Three more such dice are in the possession in the Metropolitan Museum in New York. All of them have Greek numerals – letters used as numbers – on each of their 20 sides. It is not certain how old they are: they could be Ptolemaic or Roman. They were acquired in Egypt during the 1920s, and they all look very similar and perhaps came from the same source. The catalogue of the Museum here (with three images) adds, interestingly:
Nothing specific about the use of these polyhedra is preserved, so theories are built on clues provided by some variant examples. One unusual example uses Greek words, a few of which resemble those associated with throws of the astragals (knucklebones), and this has led to suggestions they were used for games. Another remarkable example discovered in Dakhleh Oasis in Egypt in the 1980s records an Egyptian god’s name in Demotic (the Egyptian script of these late periods) on each face. Divination – seeking advice about the unknown from the supernatural – seems to be the most likely purpose for the Dakhleh die: the polyhedron might have been thrown in order to determine a god who might assist the practitioner. Indeed, even the dice with simple letters might relate to divination: a Greek oracle book composed in in the 2nd or 3rd century A.D. refers to throwing lots to obtain a number that would, through certain algorithms, lead to ready-prepared oracle questions and responses.

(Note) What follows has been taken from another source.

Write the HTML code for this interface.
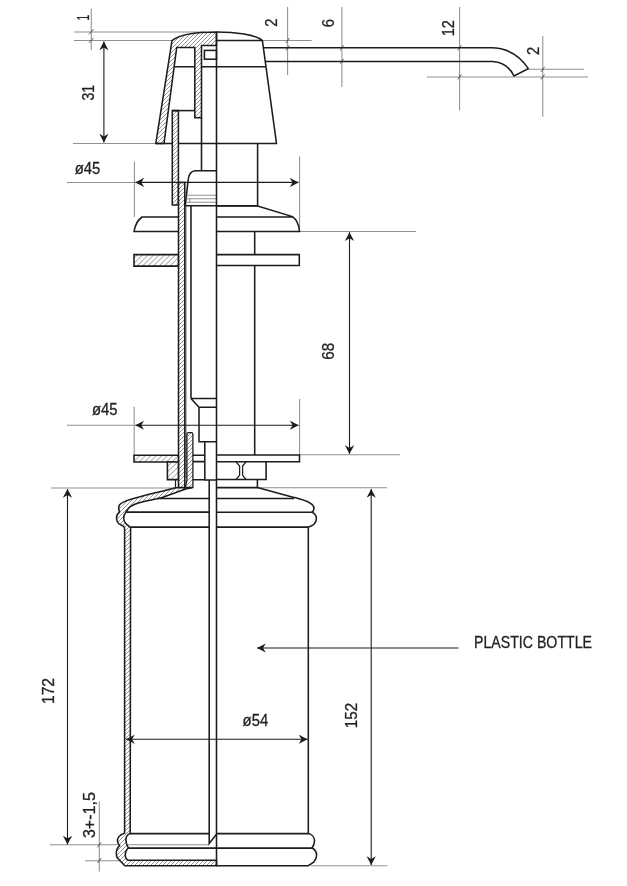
<!DOCTYPE html>
<html><head><meta charset="utf-8">
<style>
html,body{margin:0;padding:0;background:#fff;}
svg{display:block;will-change:transform;transform:translateZ(0);}
text{font-family:"Liberation Sans",sans-serif;font-size:16.5px;fill:#222;stroke:#222;stroke-width:0.3px;}
.h{stroke:#1c1c1c;stroke-width:1.55;fill:none;stroke-linecap:butt;stroke-linejoin:miter;}
.hf{stroke:#1c1c1c;stroke-width:1.55;fill:url(#ht);stroke-linejoin:miter;}
.m{stroke:#3a3a3a;stroke-width:0.9;fill:none;}
.t{stroke:#909090;stroke-width:1.05;fill:none;}
.d{stroke:#1c1c1c;stroke-width:1.1;fill:none;}
.k{stroke:#333;stroke-width:0.8;fill:none;}
</style></head><body>
<svg width="627" height="886" viewBox="0 0 627 886">
<defs>
<pattern id="ht" width="4" height="4" patternUnits="userSpaceOnUse">
<rect width="4" height="4" fill="#fff"/><path d="M-1,1L1,-1M0,4L4,0M3,5L5,3" stroke="#737373" stroke-width="0.75" fill="none"/>
</pattern>
<pattern id="ht2" width="5.5" height="5.5" patternUnits="userSpaceOnUse" x="1.5">
<rect width="5.5" height="5.5" fill="#fff"/><path d="M-1,1L1,-1M0,5.5L5.5,0M4.5,6.5L6.5,4.5" stroke="#737373" stroke-width="0.8" fill="none"/>
</pattern>
<marker id="a" markerWidth="12" markerHeight="12" refX="8.8" refY="4.6" orient="auto-start-reverse" markerUnits="userSpaceOnUse"><path d="M8.8,4.6 L0,0 L2.8,4.6 L0,9.2 Z" fill="#1c1c1c"/></marker>
</defs>
<rect width="627" height="886" fill="#fff"/>

<!-- ===== thin extension lines ===== -->
<g class="t" id="ext">
<path d="M74,32H205 M74,40.4H172 M91.3,8.5V50 M73,143.5H156"/>
<path d="M287.6,7V75 M341.9,7V87 M262.8,40.5H311.6"/>
<path d="M459.6,7V110.6 M542.8,36V116.8 M529,69.3H584 M427,76.9H588"/>
<path d="M67,182.4H134 M134.4,161.5V217 M299.6,156.5V231"/>
<path d="M299.5,231.5H416 M299.5,454.8H400"/>
<path d="M67,425.2H134 M134.2,406.8V455 M299.6,399V455"/>
<path d="M51,488H178 M257.4,487.8H387"/>
<path d="M50,844.8H209 M85,860.8H120 M99.3,801.6V871.4 M311,865.7H387.2"/>
</g>

<!-- ===== cap ===== -->
<g id="cap">
<path class="h" d="M173.4,66.7H266"/>
<path class="hf" d="M172,40.6 C180,34 200,32 216.5,32 L216.5,45.5 L201.5,45.5 L201.5,117.7 L194.8,117.7 L194.8,47.5 L176.7,47.5 L164,143.5 L155.8,143.5 Z"/>
<path class="h" d="M216.5,32 C235,32 256,34.5 262.4,40.6 L276.5,143.5 L155.8,143.5"/>
<path class="h" d="M216.5,40.4H262.4"/>
<rect class="h" x="204.4" y="50.4" width="12.1" height="8.8"/>
<path class="hf" d="M172.3,110.6 H178.4 V204.9 H172.3 Z"/>
<path class="h" d="M172.3,110.6H194.8"/>
</g>

<!-- ===== nozzle ===== -->
<g id="nozzle">
<path class="h" d="M263.4,47.8 H491 Q515,48 528.3,68.7 L514,76 Q507,62 492.6,61.5 H265.3"/>
</g>

<!-- ===== upper body ===== -->
<g id="upper">
<path class="h" d="M257.6,143.5V205.9 M201.5,117V170.7"/>
<path class="h" d="M185.4,205.5 L188,181 Q189,170.7 195.5,170.7 L216.5,170.7"/>
<path class="t" d="M186.6,195.3H216.5 M186.3,198.8H216.5 M186,202.3H216.5 M189.8,198.8V202.3"/>
<path class="h" d="M185,205.8H257.6"/>
<!-- hatched column 2 -->
<path class="hf" d="M178.5,182.5 H184.8 V487.5 H178.5 Z"/>
<path class="m" d="M185.9,205.8V478"/>
<path class="h" d="M191,206V398.4"/>
<!-- flange -->
<path class="h" d="M216.5,205.9 H257.6 L292.5,216.6 Q298.6,221 299.5,231.5 H216.5 M216.5,217H292.5"/>
<path class="h" d="M178.4,217 H142 Q135.6,221.5 134,231.5 H178.4"/>
<!-- plate 1 -->
<path class="hf" style="fill:url(#ht2)" d="M134,254.6 H178.4 V266.1 H134 Z"/>
<path class="h" d="M216.5,254.6 H299.3 V265.4 H216.5"/>
<!-- stem -->
<path class="h" d="M254.7,231.5V254.6 M254.7,265.4V455"/>
</g>

<!-- ===== lower mechanism ===== -->
<g id="lower">
<path class="h" d="M191,398.4H216.5 M191,398.4 L199,407.2 H216.5 M199,407.2V441.8H216.5 M204.8,441.8V480H216.5"/>
<path class="h" d="M209.2,480V843.5L216.2,834.5"/>
<!-- plate 2 -->
<path class="hf" style="fill:url(#ht2)" d="M134,455.2 H178.4 V462 H134 Z"/>
<path class="h" d="M216.5,455 H299.5 V461.8 H216.5"/>
<path class="h" d="M192.9,455.2H204.8 M192.9,461.6H204.8 M192.9,479.7H204.8"/>
<!-- nut -->
<path class="hf" style="fill:url(#ht2)" d="M167.4,462 H178.4 V479.6 H167.4 Z"/>
<path class="h" d="M216.5,479.5 H266.1 V461.8"/>
<path class="h" d="M236,461.8 L239.6,466 V475.3 L236,479.5 M246,461.8 L242.6,466 V475.3 L246,479.5" style="stroke-width:1.25"/>
<path class="h" d="M257.4,479.5V487.6 H216.5"/>
<path class="h" d="M175.5,479.5V487.5" style="stroke-width:1.2"/>
<!-- narrow bar -->
<path class="hf" d="M186.9,480 V434.2 Q186.9,432.7 188.4,432.7 H191.4 Q192.9,432.7 192.9,434.2 V487.5 H185.3 Z" style="stroke-width:1.3"/>
</g>

<!-- ===== bottle ===== -->
<g id="bottle">
<!-- left section (hatched wall) -->
<path class="hf" d="M175.8,487.7 L165,490.4 L148.1,494.6 L133.7,498.4 C128,500 121,501.8 119.4,505.1 C118.4,507.3 118.6,510 119.6,511.8 C117.5,513.5 116.5,515.5 116.5,518 C116.5,520.5 117.3,522 118.4,523.3 C119.8,524.8 122,525.3 123.2,526.1 C124.2,526.9 124.6,527.8 124.6,529
 L124.6,833.1 C121,834.5 117.4,836.5 117.4,840.3 C117.4,843 118.5,844.5 119.6,845.6 C117.5,847.5 116.3,850.5 116.3,853.7 C116.3,856 117,857.5 117.9,858.5 L124.8,865.7 L216.5,865.7 L216.5,860.3 L128.2,860.3 C126.5,859.5 125.3,857.5 125.3,854.7 C125.3,852 126.5,849.5 128.4,848 C127,845.5 125.9,843.5 125.9,840.3 C125.9,837 127.5,834.5 130.2,833.6
 L130.6,527.6 C129.5,526.5 127,524.8 125.6,523.3 C124.3,521.8 123.7,520 123.7,518 C123.7,515.5 124.8,513.5 126.1,511.8 C127.2,510.3 128.3,508.5 129.9,507 C132,505 135,504 138.5,502.9 C141.5,501.9 145,501 150,500.2 L161.5,497.7 L186.4,488.8 L192.1,487.7 Z"/>
<path class="h" d="M157,498.5H209.2 M126.3,512.1H209.2 M130.6,527.1H209.2 M130.2,833.6H209.2 M128.4,848.1H216.5"/>
<!-- right outline -->
<path class="h" d="M257.4,487.6 L293.9,497.4 C300,499 306,500.5 310.2,503.2 C312.5,504.7 314,506 314,508 C314,510 313,511.5 312.1,512.3 C314.5,513.5 316.4,515.5 316.4,518.5 C316.4,521 315.5,522.8 314,524.2 C312.5,525.6 310,526.3 308.3,527.1 L308.3,833.6 C311.5,834.3 314.5,837 314.5,840.8 C314.5,844 313.2,846.3 312.1,848 C314.8,849.5 316.6,852 316.6,855.1 C316.6,858 315.6,860 314,861.8 L308.3,865.7 L216.5,865.7"/>
<path class="h" d="M216.5,498.5H294 M216.5,512.2H312.1 M216.5,527.1H308.3 M216.5,833.6H308.3 M216.5,848.1H312.1"/>
</g>

<!-- centre line -->
<path class="h" d="M216.5,32V865.7"/>

<!-- ===== dimension lines ===== -->
<g class="d" id="dims">
<path d="M103.9,41.5V142.5" marker-start="url(#a)" marker-end="url(#a)"/>
<path d="M135.3,182.4H298.6" marker-start="url(#a)" marker-end="url(#a)"/>
<path d="M349.5,232.2V454" marker-start="url(#a)" marker-end="url(#a)"/>
<path d="M135.3,425.2H298.6" marker-start="url(#a)" marker-end="url(#a)"/>
<path d="M67.5,489V844.5" marker-start="url(#a)" marker-end="url(#a)"/>
<path d="M371.2,489V865" marker-start="url(#a)" marker-end="url(#a)"/>
<path d="M126,739.3H307.5" marker-start="url(#a)" marker-end="url(#a)"/>
<path d="M458.5,648H257" marker-end="url(#a)"/>
</g>
<!-- ticks -->
<g class="k" id="ticks">
<path d="M88.9,34.4L93.5,29.3 M88.9,43L93.5,37.9"/>
<path d="M285.8,43L289.4,38 M285.8,50.3L289.4,45.3"/>
<path d="M340.1,50.3L343.7,45.3 M340.1,63.8L343.7,58.8"/>
<path d="M457.8,50.3L461.4,45.3 M457.8,79.4L461.4,74.4"/>
<path d="M541,71.8L544.6,66.8 M541,79.4L544.6,74.4"/>
<path d="M97.5,847.3L101.1,842.3 M97.5,863.1L101.1,858.1"/>
</g>

<!-- ===== text ===== -->
<g id="txt">
<text transform="translate(87.5,174.4) scale(0.9,1)" text-anchor="middle">ø45</text>
<text transform="translate(104.7,415.3) scale(0.9,1)" text-anchor="middle">ø45</text>
<text transform="translate(255.4,725.8) scale(0.9,1)" text-anchor="middle">ø54</text>
<text x="474" y="648.4" textLength="118" lengthAdjust="spacingAndGlyphs">PLASTIC BOTTLE</text>
<text transform="translate(94.4,92.8) rotate(-90) scale(0.85,1)" text-anchor="middle">31</text>
<text transform="translate(88.9,17.6) rotate(-90) scale(0.62,1)" text-anchor="middle">1</text>
<text transform="translate(277.1,22.7) rotate(-90) scale(0.9,1)" text-anchor="middle">2</text>
<text transform="translate(334.2,23.1) rotate(-90) scale(0.9,1)" text-anchor="middle">6</text>
<text transform="translate(454.3,28.2) rotate(-90) scale(0.88,1)" text-anchor="middle">12</text>
<text transform="translate(538.7,50.8) rotate(-90) scale(0.9,1)" text-anchor="middle">2</text>
<text transform="translate(334.1,351.3) rotate(-90) scale(0.92,1)" text-anchor="middle">68</text>
<text transform="translate(53.7,691) rotate(-90) scale(0.95,1)" text-anchor="middle">172</text>
<text transform="translate(357,715.5) rotate(-90) scale(0.92,1)" text-anchor="middle">152</text>
<text transform="translate(94.7,815.1) rotate(-90) scale(0.975,1)" text-anchor="middle">3+-1,5</text>
</g>
</svg>
</body></html>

Here is an image of one of the museum’s 20-sided ancient dice, accession no 10.130.1158:
Another 20-sided dice, two inches high and made of glass, was sold at Christies in 2003. Their rather meagre auction page is here, and suggests that it is Roman and 2nd century AD. On what this is based is unclear.
The Met Museum catalogue mentioned a unique 20-sided dice, which has the name of a deity written in demotic on each face. This was found at the Dakhleh Oasis in Egypt, and is now housed in the New Valley Museum at Kharga. This was published by M. Minas-Nerpel, “A Demotic Inscribed Icosahedron from Dakhleh Oasis”, in: Journal of Egyptian Archaeology 93 (2007), 137-48, with photographs, who ascribes it to the 1st century AD. An amateur page has the images, a transcription, and the hieroglyphs explained here.
It is difficult to imagine that this was NOT used for divination.